WHAT THIS TASK INVOLVES:
Retype, with no alterations, every line between the one containing "Write the D3.js code for this chart." and the one containing "0.888, 0.932, 0.810];", counting both of those lines too. Pictures are to be left out.

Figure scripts
- - - - -

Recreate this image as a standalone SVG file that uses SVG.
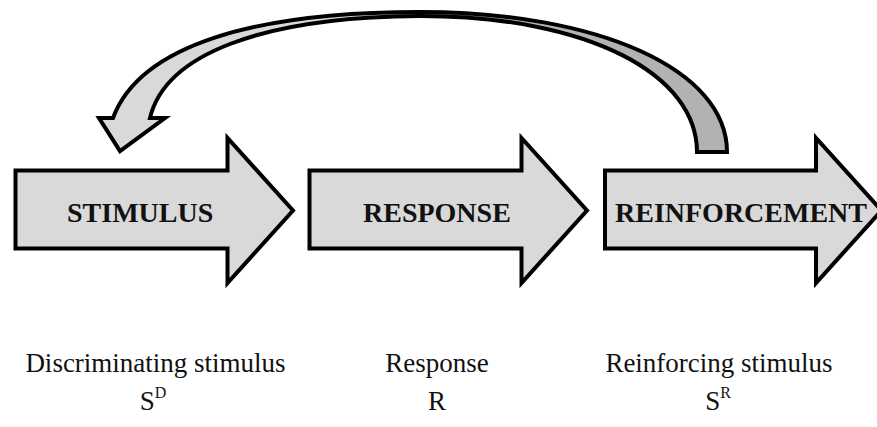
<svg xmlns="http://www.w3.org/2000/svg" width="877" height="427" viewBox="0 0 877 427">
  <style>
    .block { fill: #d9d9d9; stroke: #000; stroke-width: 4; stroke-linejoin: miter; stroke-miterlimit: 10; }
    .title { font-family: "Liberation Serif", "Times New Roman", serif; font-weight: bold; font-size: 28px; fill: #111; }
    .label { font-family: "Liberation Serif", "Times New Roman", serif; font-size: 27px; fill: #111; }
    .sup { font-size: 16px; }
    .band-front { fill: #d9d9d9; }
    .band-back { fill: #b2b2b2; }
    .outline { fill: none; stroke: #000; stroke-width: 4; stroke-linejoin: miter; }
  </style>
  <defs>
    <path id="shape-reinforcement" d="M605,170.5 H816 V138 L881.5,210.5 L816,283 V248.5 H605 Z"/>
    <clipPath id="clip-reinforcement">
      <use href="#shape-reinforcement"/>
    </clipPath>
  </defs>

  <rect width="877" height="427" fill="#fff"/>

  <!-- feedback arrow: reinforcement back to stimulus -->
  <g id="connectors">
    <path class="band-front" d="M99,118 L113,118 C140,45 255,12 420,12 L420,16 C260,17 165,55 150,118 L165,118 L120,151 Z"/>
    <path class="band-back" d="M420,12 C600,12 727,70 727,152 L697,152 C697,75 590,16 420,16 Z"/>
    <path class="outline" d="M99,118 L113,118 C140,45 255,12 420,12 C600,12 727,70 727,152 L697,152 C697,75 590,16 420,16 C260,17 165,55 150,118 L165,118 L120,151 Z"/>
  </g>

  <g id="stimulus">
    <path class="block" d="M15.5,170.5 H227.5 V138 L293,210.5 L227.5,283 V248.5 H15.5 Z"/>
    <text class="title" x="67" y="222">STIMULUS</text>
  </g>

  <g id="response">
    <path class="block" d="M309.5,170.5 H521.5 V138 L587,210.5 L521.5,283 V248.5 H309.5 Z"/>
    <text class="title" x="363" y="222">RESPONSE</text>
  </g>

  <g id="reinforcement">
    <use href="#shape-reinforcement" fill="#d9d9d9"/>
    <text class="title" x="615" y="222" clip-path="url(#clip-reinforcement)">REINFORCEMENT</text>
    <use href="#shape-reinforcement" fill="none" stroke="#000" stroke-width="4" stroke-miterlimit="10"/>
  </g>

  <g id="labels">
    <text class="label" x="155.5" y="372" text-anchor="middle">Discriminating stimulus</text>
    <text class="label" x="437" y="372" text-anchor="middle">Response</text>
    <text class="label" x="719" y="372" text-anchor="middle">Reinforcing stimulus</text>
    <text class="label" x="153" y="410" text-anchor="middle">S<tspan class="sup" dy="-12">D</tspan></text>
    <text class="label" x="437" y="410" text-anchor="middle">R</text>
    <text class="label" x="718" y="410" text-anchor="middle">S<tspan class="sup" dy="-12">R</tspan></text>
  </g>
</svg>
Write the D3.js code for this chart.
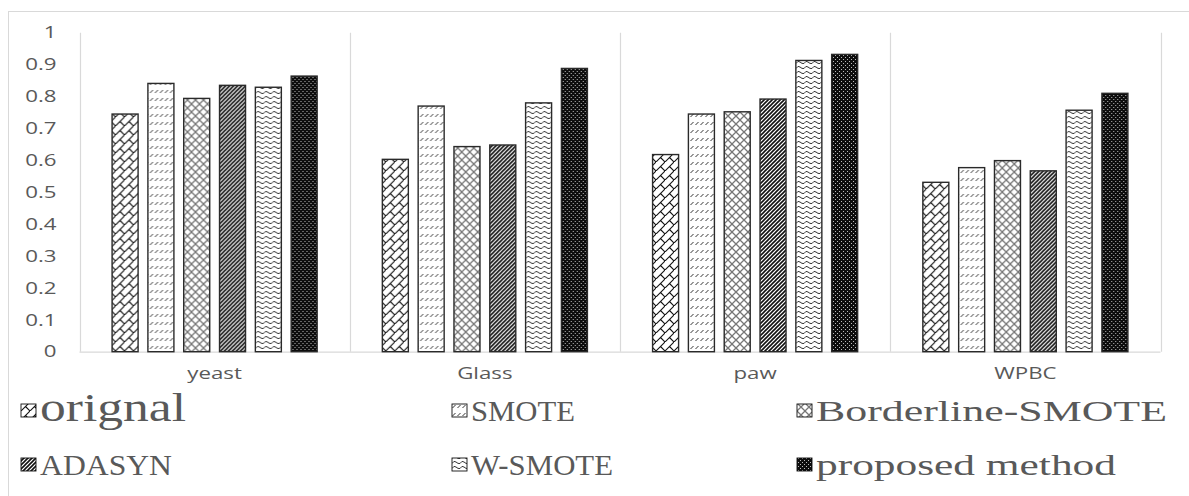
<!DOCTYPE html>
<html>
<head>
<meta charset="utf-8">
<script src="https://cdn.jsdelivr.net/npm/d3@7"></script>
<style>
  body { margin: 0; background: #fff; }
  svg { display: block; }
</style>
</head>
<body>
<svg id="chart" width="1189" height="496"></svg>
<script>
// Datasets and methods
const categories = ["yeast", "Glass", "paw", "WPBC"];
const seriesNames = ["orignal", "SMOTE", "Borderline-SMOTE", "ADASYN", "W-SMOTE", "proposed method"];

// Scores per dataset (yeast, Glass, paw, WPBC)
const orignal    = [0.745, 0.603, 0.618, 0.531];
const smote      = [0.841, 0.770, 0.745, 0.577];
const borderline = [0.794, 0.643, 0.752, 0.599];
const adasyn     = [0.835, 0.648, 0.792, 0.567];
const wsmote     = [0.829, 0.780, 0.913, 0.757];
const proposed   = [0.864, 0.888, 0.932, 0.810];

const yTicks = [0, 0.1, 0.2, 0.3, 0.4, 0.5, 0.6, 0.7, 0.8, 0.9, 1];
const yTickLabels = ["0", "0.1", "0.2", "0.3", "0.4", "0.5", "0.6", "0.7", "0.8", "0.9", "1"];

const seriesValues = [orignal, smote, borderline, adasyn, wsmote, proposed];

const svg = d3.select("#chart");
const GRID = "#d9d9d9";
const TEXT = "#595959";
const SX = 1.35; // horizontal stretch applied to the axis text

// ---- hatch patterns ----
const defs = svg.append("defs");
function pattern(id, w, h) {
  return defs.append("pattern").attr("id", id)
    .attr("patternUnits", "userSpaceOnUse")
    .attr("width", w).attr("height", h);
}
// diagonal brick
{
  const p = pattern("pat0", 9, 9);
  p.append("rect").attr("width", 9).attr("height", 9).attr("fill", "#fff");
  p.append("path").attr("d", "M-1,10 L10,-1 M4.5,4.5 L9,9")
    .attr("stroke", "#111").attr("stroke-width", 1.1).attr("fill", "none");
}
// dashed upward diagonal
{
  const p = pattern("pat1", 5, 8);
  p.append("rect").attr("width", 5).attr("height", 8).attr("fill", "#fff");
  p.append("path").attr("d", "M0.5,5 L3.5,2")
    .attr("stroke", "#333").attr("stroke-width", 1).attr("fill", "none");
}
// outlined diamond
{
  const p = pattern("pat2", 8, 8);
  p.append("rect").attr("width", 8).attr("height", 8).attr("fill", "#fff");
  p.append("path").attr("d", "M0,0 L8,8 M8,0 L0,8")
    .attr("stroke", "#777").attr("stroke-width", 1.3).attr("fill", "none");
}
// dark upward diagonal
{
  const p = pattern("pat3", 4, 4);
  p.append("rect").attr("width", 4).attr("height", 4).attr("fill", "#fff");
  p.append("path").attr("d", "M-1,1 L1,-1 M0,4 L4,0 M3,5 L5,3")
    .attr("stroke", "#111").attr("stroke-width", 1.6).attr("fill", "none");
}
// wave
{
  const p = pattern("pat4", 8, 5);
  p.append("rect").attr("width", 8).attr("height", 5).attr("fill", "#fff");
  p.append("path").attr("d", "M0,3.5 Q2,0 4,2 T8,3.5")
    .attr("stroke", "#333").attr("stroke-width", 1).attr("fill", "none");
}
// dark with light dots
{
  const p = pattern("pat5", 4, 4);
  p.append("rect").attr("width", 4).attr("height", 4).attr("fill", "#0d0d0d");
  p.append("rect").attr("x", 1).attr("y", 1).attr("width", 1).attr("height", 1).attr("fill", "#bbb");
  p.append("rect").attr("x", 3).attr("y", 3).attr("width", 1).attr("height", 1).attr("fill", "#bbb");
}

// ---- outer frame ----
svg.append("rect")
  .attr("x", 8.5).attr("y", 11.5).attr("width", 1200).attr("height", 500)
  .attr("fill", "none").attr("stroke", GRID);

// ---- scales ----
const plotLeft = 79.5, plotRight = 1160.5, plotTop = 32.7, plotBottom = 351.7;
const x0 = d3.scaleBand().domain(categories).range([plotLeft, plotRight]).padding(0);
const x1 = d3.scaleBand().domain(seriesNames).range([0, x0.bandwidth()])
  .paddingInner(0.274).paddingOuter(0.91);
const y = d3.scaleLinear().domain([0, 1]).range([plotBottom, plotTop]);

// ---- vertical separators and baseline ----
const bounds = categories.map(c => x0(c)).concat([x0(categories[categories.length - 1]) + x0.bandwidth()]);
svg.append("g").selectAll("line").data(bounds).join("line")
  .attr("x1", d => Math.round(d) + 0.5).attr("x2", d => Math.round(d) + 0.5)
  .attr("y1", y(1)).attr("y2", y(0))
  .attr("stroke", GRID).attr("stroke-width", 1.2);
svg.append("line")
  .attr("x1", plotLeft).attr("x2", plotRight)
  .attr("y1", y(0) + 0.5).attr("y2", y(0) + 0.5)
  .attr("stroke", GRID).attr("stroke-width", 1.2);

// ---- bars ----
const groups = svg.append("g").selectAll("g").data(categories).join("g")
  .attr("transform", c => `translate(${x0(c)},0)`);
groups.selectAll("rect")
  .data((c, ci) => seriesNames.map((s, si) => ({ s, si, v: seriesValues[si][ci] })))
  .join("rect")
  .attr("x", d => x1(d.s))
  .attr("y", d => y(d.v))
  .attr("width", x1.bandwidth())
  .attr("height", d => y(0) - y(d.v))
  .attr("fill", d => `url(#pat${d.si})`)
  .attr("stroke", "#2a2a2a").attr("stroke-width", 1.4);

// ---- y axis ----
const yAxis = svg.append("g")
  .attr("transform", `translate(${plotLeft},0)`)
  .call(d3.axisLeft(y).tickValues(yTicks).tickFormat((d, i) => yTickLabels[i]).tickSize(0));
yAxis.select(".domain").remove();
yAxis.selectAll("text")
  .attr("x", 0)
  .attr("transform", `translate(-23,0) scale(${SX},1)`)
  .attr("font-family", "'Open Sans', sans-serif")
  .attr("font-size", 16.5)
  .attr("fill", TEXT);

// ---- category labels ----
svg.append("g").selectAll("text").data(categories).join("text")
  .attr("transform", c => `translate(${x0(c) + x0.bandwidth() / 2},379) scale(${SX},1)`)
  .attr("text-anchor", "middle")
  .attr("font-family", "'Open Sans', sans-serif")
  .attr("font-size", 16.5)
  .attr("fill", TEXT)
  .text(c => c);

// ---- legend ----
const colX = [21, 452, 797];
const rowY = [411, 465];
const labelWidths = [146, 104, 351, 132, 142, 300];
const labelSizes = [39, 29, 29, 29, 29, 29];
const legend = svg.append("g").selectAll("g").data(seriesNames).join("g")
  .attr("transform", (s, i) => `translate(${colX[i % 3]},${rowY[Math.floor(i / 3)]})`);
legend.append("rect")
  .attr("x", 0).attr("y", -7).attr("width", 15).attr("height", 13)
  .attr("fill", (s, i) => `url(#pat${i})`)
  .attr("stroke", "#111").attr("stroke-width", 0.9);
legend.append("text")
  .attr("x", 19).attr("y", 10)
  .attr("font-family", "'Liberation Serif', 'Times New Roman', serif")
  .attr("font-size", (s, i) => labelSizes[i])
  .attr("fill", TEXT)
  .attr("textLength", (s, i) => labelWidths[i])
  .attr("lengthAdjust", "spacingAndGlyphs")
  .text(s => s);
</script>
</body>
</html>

- - - - -

WRITTEN RESPONSE:
Write the D3.js code for this chart.
<!DOCTYPE html>
<html>
<head>
<meta charset="utf-8">
<script src="https://cdn.jsdelivr.net/npm/d3@7"></script>
<style>
  body { margin: 0; background: #fff; }
  svg { display: block; }
</style>
</head>
<body>
<svg id="chart" width="1189" height="496"></svg>
<script>
// Datasets and methods
const categories = ["yeast", "Glass", "paw", "WPBC"];
const seriesNames = ["orignal", "SMOTE", "Borderline-SMOTE", "ADASYN", "W-SMOTE", "proposed method"];

// Scores per dataset (yeast, Glass, paw, WPBC)
const orignal    = [0.745, 0.603, 0.618, 0.531];
const smote      = [0.841, 0.770, 0.745, 0.577];
const borderline = [0.794, 0.643, 0.752, 0.599];
const adasyn     = [0.835, 0.648, 0.792, 0.567];
const wsmote     = [0.829, 0.780, 0.913, 0.757];
const proposed   = [0.864, 0.888, 0.932, 0.810];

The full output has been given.